The HKMA's "better to have fewer than to have many" strategy aims to ensure that stablecoin issuers possess genuine strength and compliance capabilities, rather than merely being tools for capital market speculation. This cautious attitude is crucial for the long-term healthy development of Hong Kong's stablecoin market.
CITIC Securities released a research report on July 30, providing an in-depth interpretation of the implementation of Hong Kong's "Stablecoin Regulation." The report pointed out that the core document is the "Guidelines for Regulating Licensed Stablecoin Issuers," while the "Summary Explanation of the Stablecoin Issuer Licensing System" is the most instructive.
According to the timeline, the HKMA encourages prospective applicants to contact the regulator by August 31, while mature applicants have until September 30 to apply. The expected number of initial licenses is only in single digits, with hopes of landing before the end of the year. Chinese institutions suggest that the market continue to focus on two main lines:
Issuers likely to obtain the first batch of scarce licenses: These issuers will serve as market barometers, and their business models and compliance practices will provide references for later entrants.
Platforms that create certainty in stablecoin use cases: The value of stablecoins ultimately reflects their application scenarios, and focusing on those that can actually promote stablecoins in areas such as cross-border payments and digital asset trading will be key to seizing future opportunities.
On the eve of the "Stablecoin Regulation" taking effect, the Hong Kong market is already in a state of flux, with several listed companies actively positioning themselves, but the HKMA has also issued stern investment warnings.
Market Dynamics:
Lianlian Digital (02598.HK): On July 13, it planned to place 38.4 million new H-shares, raising HKD 394 million, intended for the application of blockchain and other innovative technologies in the global payment sector and license expansion.
Jiufang Zhitu: On July 16, it announced plans to place up to 20 million shares, expecting to raise HKD 746 million, intended for nurturing on-chain financial resources, strategic investments in RWA underlying assets, digital asset exchanges, digital asset trust banks, and stablecoin operating entities.
Pandora Bitcoin ETF (02818.HK): On July 16, it announced that its Bitcoin ETF would officially list on the Hong Kong Stock Exchange on July 18, becoming the first Bitcoin ETF approved for listing in Hong Kong this year.
JD Group: Just days before the new digital currency rules in Hong Kong take effect, JD applied for the trademarks "Jcoin" and "Joycoin" through its financial subsidiary JD Coinlink Technology.
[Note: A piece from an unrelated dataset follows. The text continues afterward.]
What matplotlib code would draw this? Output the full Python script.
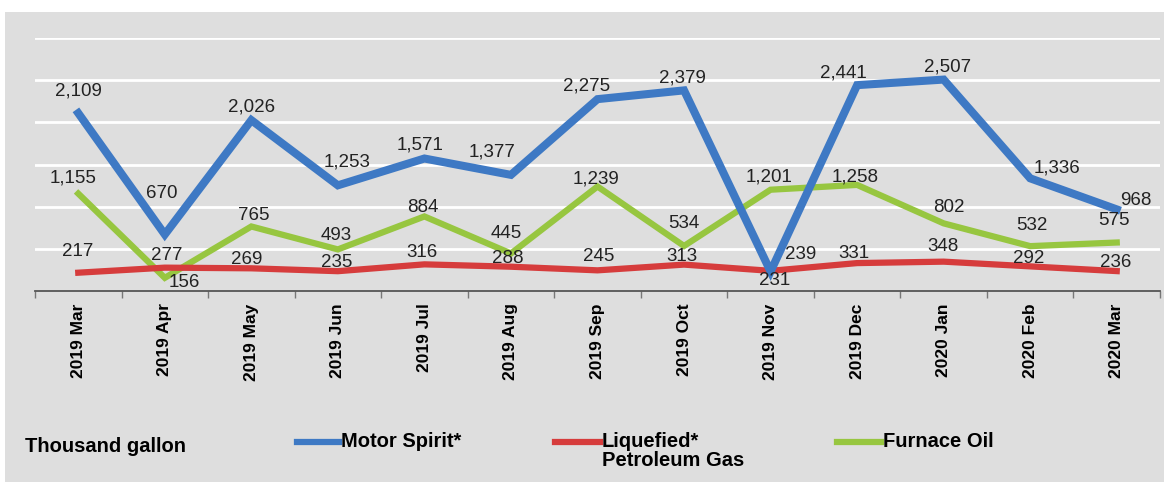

JD founder Liu Qiangdong announced plans to obtain stablecoin licenses in major countries worldwide, aiming to reduce payment costs by 90% and transfer times to under 10 seconds. The stablecoin JD plans to launch will be pegged to the Hong Kong dollar on a one-to-one basis and operate on a public chain, aiming to become a leading digital currency for businesses and the general public. JD has participated in Hong Kong's stablecoin testing program and is actively seeking to issue a RMB-backed stablecoin in Hong Kong, aligning with China's broader goal of challenging the US dollar's dominance in global payments.
Hong Kong Stock Stablecoin Concept Stock Boom: Since the stablecoin draft was passed, enthusiasm for stablecoins in the Hong Kong stock market has surged. Companies like Guotai Junan International, Jinyong Investment, and China San San Media have seen their stock prices soar, with some even experiencing multiple-fold increases. Established concept stocks like OKLink, Yunfeng Financial, Yixin Group, New Fire Technology Holdings, and OSL Group have also collectively surged. According to Caixin, around fifty to sixty companies are interested in applying for Hong Kong stablecoin licenses, including state-owned enterprises, financial institutions, and internet giants from mainland China.
Investment Warning:
The Hong Kong Monetary Authority sternly reminds market participants to exercise caution when communicating with the public, avoiding statements that may be misunderstood or create unrealistic expectations. According to the "Stablecoin Regulation," falsely claiming to be a license holder or applicant is illegal. As of now, the HKMA has not issued any stablecoin licenses. The public can later check the list of licensed stablecoin issuers published on the HKMA's website. The HKMA emphasizes that the public should remain vigilant against any claims of being regulated or licensed stablecoin issuers in Hong Kong, as well as those claiming to be applying for licenses. Individuals holding unlicensed stablecoins must bear the risks themselves.
The HKMA also pointed out that among the applying institutions, most are only at the conceptual stage, lacking actual application scenarios, while those with application scenarios lack the technology and experience to issue stablecoins and manage various financial risks. This indicates that the HKMA will conduct strict screening to avoid situations of "issuing for the sake of issuing."
The enactment of Hong Kong's "Stablecoin Regulation" is a key step for the region in the global digital finance landscape. The HKMA's cautious attitude and strict regulation aim to create a healthy and sustainable development environment for the stablecoin market. The proactive positioning of giants like JD, along with the close attention of Chinese banks and institutions, suggests that Hong Kong is likely to become an important hub for global stablecoin development, especially in cross-border payments and digital financial innovation.
For investors, while paying attention to the first batch of license holders and potential application scenarios, it is essential to remain calm and think independently, be wary of market speculation, and fully understand the risks of unlicensed stablecoins. The "wind" of stablecoins continues to blow, but only those who "move steadily and far" can seize real opportunities in this wave of digital finance.